GIVEN INSTRUCTION: Each record below is to be copied word for word, with pictures removed.

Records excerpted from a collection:
------------------------------------

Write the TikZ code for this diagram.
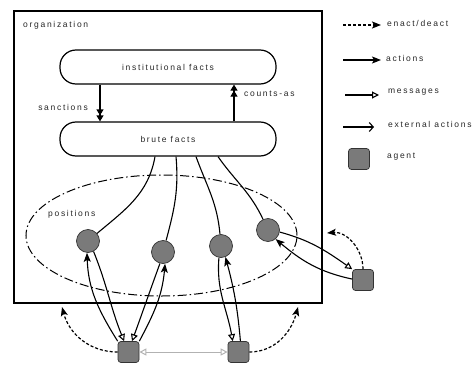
\documentclass[tikz,border=0pt]{standalone}
\usepackage{fontspec}
\newfontfamily\lbl[LetterSpace=20]{Liberation Sans}
\usetikzlibrary{arrows.meta,shapes.geometric}
\begin{document}
\begin{tikzpicture}[x=1pt,y=-1pt,
  txt/.style={font=\lbl\fontsize{8.5}{10}\selectfont, text=black!85, inner sep=0pt},
  facts/.style={draw, line width=1.2pt, rounded corners=16pt, minimum width=216pt, minimum height=34pt, font=\lbl\fontsize{8.5}{10}\selectfont, text=black!85},
  posn/.style={circle, draw=black!80, fill=black!52, line width=0.7pt, minimum size=23pt, inner sep=0pt},
  agentbox/.style={draw=black!80, fill=black!52, line width=0.7pt, rounded corners=3pt, minimum size=21pt, inner sep=0pt},
  link/.style={line width=1.1pt},
  act/.style={line width=1.1pt, -{Stealth[length=9pt,width=7pt,inset=2pt]}},
  msg/.style={line width=1.1pt, -{Triangle[open,length=7pt,width=7pt]}},
  enact/.style={line width=1.2pt, dash pattern=on 3pt off 2pt, -{Stealth[length=9pt,width=7pt,inset=2pt]}},
  ext/.style={line width=1.1pt, -{Straight Barb[length=4pt,width=9pt]}},
  dbl/.style={line width=1.2pt, -{Triangle[length=6pt,width=7pt]Triangle[length=6pt,width=7pt]}}
]
\useasboundingbox (0,0) rectangle (476,364);
% organization
\node[draw, line width=1.3pt, minimum width=308pt, minimum height=292pt, inner sep=0pt] (org) at (168,157) {};
\node[txt, anchor=west] (orglbl) at (23,25) {organization};
\node[facts] (inst) at (168,67) {institutional facts};
\node[facts] (brute) at (168,139) {brute facts};
\coordinate (sx) at (100,0);
\coordinate (cx) at (234,0);
\draw[dbl] (inst.south -| sx) -- (brute.north -| sx);
\draw[dbl] (brute.north -| cx) -- (inst.south -| cx);
\node[txt, anchor=east] (sanc) at (88,107) {sanctions};
\node[txt, anchor=west] (cnt) at (244,94) {counts-as};
% positions
\node[draw, ellipse, line width=1pt, dash pattern=on 9pt off 3pt on 1.5pt off 3pt, minimum width=271pt, minimum height=121pt, inner sep=0pt] (pos) at (161.5,235.5) {};
\node[txt, anchor=west] (poslbl) at (48,214) {positions};
\node[posn] (c1) at (88,241) {};
\node[posn] (c2) at (163,252) {};
\node[posn] (c3) at (221,246) {};
\node[posn] (c4) at (268,230) {};
\coordinate (b1) at (155,0);
\coordinate (b2) at (176,0);
\coordinate (b3) at (196,0);
\coordinate (b4) at (218,0);
\draw[link] (brute.south -| b1) to[out=-100,in=40] (c1);
\draw[link] (brute.south -| b2) to[out=-85,in=75] (c2);
\draw[link] (brute.south -| b3) to[out=-70,in=95] (c3);
\draw[link] (brute.south -| b4) to[out=-55,in=115] (c4);
% agents
\node[agentbox] (a1) at (128.5,352) {};
\node[agentbox] (a2) at (238.5,352) {};
\node[agentbox] (a3) at (363,280) {};
% actions & messages
\draw[act] (a1.north west) to[out=122,in=-88] (c1.-95);
\draw[msg] (c1.-62) to[out=-68,in=112] (a1.112);
\draw[msg] (c2.-105) to[out=-110,in=70] (a1.72);
\draw[act] (a1.north east) to[out=62,in=-95] (c2.-80);
\draw[msg] (c3.-100) to[out=-95,in=100] (a2.118);
\draw[act] (a2.80) to[out=95,in=-75] (c3.-68);
\draw[msg] (c4.-10) to[out=-15,in=145] (a3.north west);
\draw[act] (a3.175) to[out=168,in=-40] (c4.-50);
% enact/deact
\coordinate (e1) at (62,307);
\coordinate (e2) at (298,307);
\coordinate (e3) at (327,233);
\draw[enact] (a1.west) to[out=180,in=-75] (e1);
\draw[enact] (a2.east) to[out=0,in=-105] (e2);
\draw[enact] (a3.north) to[out=90,in=5] (e3);
% external message between agents
\draw[line width=1pt, draw=black!30, {Triangle[open,length=7pt,width=7pt]}-{Triangle[open,length=7pt,width=7pt]}] (a1.east) -- (a2.west);
% legend
\coordinate (l1s) at (343,25); \coordinate (l1e) at (381,25);
\coordinate (l2s) at (343,60); \coordinate (l2e) at (381,60);
\coordinate (l3s) at (345,95); \coordinate (l3e) at (379,95);
\coordinate (l4s) at (343,127); \coordinate (l4e) at (374,127);
\draw[enact] (l1s) -- (l1e);
\draw[act] (l2s) -- (l2e);
\draw[msg] (l3s) -- (l3e);
\draw[ext] (l4s) -- (l4e);
\node[agentbox] (lag) at (359,159) {};
\node[txt, anchor=west] (t1) at (387,23) {enact/deact};
\node[txt, anchor=west] (t2) at (386,58) {actions};
\node[txt, anchor=west] (t3) at (388,92) {messages};
\node[txt, anchor=west] (t4) at (388,124) {external actions};
\node[txt, anchor=west] (t5) at (387,157) {agent};
\end{tikzpicture}
\end{document}
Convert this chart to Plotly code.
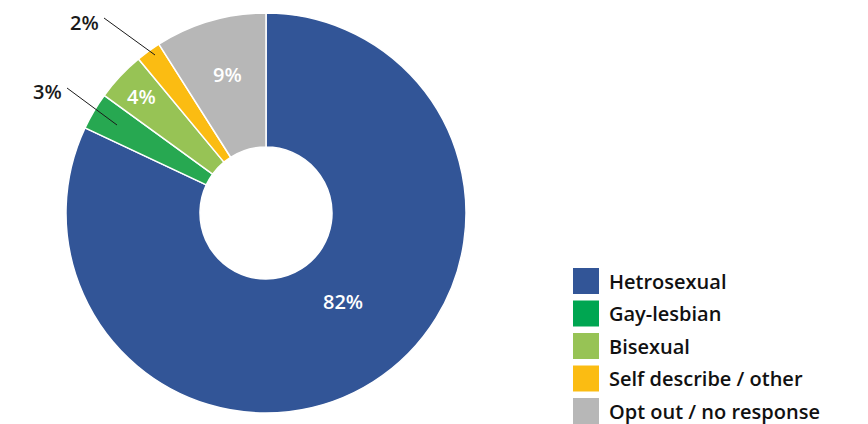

------------------------------------

CORRECT OUTPUT:
Write the TikZ code for this diagram.
\documentclass[tikz,border=0pt]{standalone}
\usepackage{fontspec}
\newfontfamily\lbl[LetterSpace=20]{Liberation Sans}
\usetikzlibrary{arrows.meta,shapes.geometric}
\begin{document}
\begin{tikzpicture}[x=1pt,y=-1pt,
  txt/.style={font=\lbl\fontsize{8.5}{10}\selectfont, text=black!85, inner sep=0pt},
  facts/.style={draw, line width=1.2pt, rounded corners=16pt, minimum width=216pt, minimum height=34pt, font=\lbl\fontsize{8.5}{10}\selectfont, text=black!85},
  posn/.style={circle, draw=black!80, fill=black!52, line width=0.7pt, minimum size=23pt, inner sep=0pt},
  agentbox/.style={draw=black!80, fill=black!52, line width=0.7pt, rounded corners=3pt, minimum size=21pt, inner sep=0pt},
  link/.style={line width=1.1pt},
  act/.style={line width=1.1pt, -{Stealth[length=9pt,width=7pt,inset=2pt]}},
  msg/.style={line width=1.1pt, -{Triangle[open,length=7pt,width=7pt]}},
  enact/.style={line width=1.2pt, dash pattern=on 3pt off 2pt, -{Stealth[length=9pt,width=7pt,inset=2pt]}},
  ext/.style={line width=1.1pt, -{Straight Barb[length=4pt,width=9pt]}},
  dbl/.style={line width=1.2pt, -{Triangle[length=6pt,width=7pt]Triangle[length=6pt,width=7pt]}}
]
\useasboundingbox (0,0) rectangle (476,364);
% organization
\node[draw, line width=1.3pt, minimum width=308pt, minimum height=292pt, inner sep=0pt] (org) at (168,157) {};
\node[txt, anchor=west] (orglbl) at (23,25) {organization};
\node[facts] (inst) at (168,67) {institutional facts};
\node[facts] (brute) at (168,139) {brute facts};
\coordinate (sx) at (100,0);
\coordinate (cx) at (234,0);
\draw[dbl] (inst.south -| sx) -- (brute.north -| sx);
\draw[dbl] (brute.north -| cx) -- (inst.south -| cx);
\node[txt, anchor=east] (sanc) at (88,107) {sanctions};
\node[txt, anchor=west] (cnt) at (244,94) {counts-as};
% positions
\node[draw, ellipse, line width=1pt, dash pattern=on 9pt off 3pt on 1.5pt off 3pt, minimum width=271pt, minimum height=121pt, inner sep=0pt] (pos) at (161.5,235.5) {};
\node[txt, anchor=west] (poslbl) at (48,214) {positions};
\node[posn] (c1) at (88,241) {};
\node[posn] (c2) at (163,252) {};
\node[posn] (c3) at (221,246) {};
\node[posn] (c4) at (268,230) {};
\coordinate (b1) at (155,0);
\coordinate (b2) at (176,0);
\coordinate (b3) at (196,0);
\coordinate (b4) at (218,0);
\draw[link] (brute.south -| b1) to[out=-100,in=40] (c1);
\draw[link] (brute.south -| b2) to[out=-85,in=75] (c2);
\draw[link] (brute.south -| b3) to[out=-70,in=95] (c3);
\draw[link] (brute.south -| b4) to[out=-55,in=115] (c4);
% agents
\node[agentbox] (a1) at (128.5,352) {};
\node[agentbox] (a2) at (238.5,352) {};
\node[agentbox] (a3) at (363,280) {};
% actions & messages
\draw[act] (a1.north west) to[out=122,in=-88] (c1.-95);
\draw[msg] (c1.-62) to[out=-68,in=112] (a1.112);
\draw[msg] (c2.-105) to[out=-110,in=70] (a1.72);
\draw[act] (a1.north east) to[out=62,in=-95] (c2.-80);
\draw[msg] (c3.-100) to[out=-95,in=100] (a2.118);
\draw[act] (a2.80) to[out=95,in=-75] (c3.-68);
\draw[msg] (c4.-10) to[out=-15,in=145] (a3.north west);
\draw[act] (a3.175) to[out=168,in=-40] (c4.-50);
% enact/deact
\coordinate (e1) at (62,307);
\coordinate (e2) at (298,307);
\coordinate (e3) at (327,233);
\draw[enact] (a1.west) to[out=180,in=-75] (e1);
\draw[enact] (a2.east) to[out=0,in=-105] (e2);
\draw[enact] (a3.north) to[out=90,in=5] (e3);
% external message between agents
\draw[line width=1pt, draw=black!30, {Triangle[open,length=7pt,width=7pt]}-{Triangle[open,length=7pt,width=7pt]}] (a1.east) -- (a2.west);
% legend
\coordinate (l1s) at (343,25); \coordinate (l1e) at (381,25);
\coordinate (l2s) at (343,60); \coordinate (l2e) at (381,60);
\coordinate (l3s) at (345,95); \coordinate (l3e) at (379,95);
\coordinate (l4s) at (343,127); \coordinate (l4e) at (374,127);
\draw[enact] (l1s) -- (l1e);
\draw[act] (l2s) -- (l2e);
\draw[msg] (l3s) -- (l3e);
\draw[ext] (l4s) -- (l4e);
\node[agentbox] (lag) at (359,159) {};
\node[txt, anchor=west] (t1) at (387,23) {enact/deact};
\node[txt, anchor=west] (t2) at (386,58) {actions};
\node[txt, anchor=west] (t3) at (388,92) {messages};
\node[txt, anchor=west] (t4) at (388,124) {external actions};
\node[txt, anchor=west] (t5) at (387,157) {agent};
\end{tikzpicture}
\end{document}
Convert this chart to Plotly code.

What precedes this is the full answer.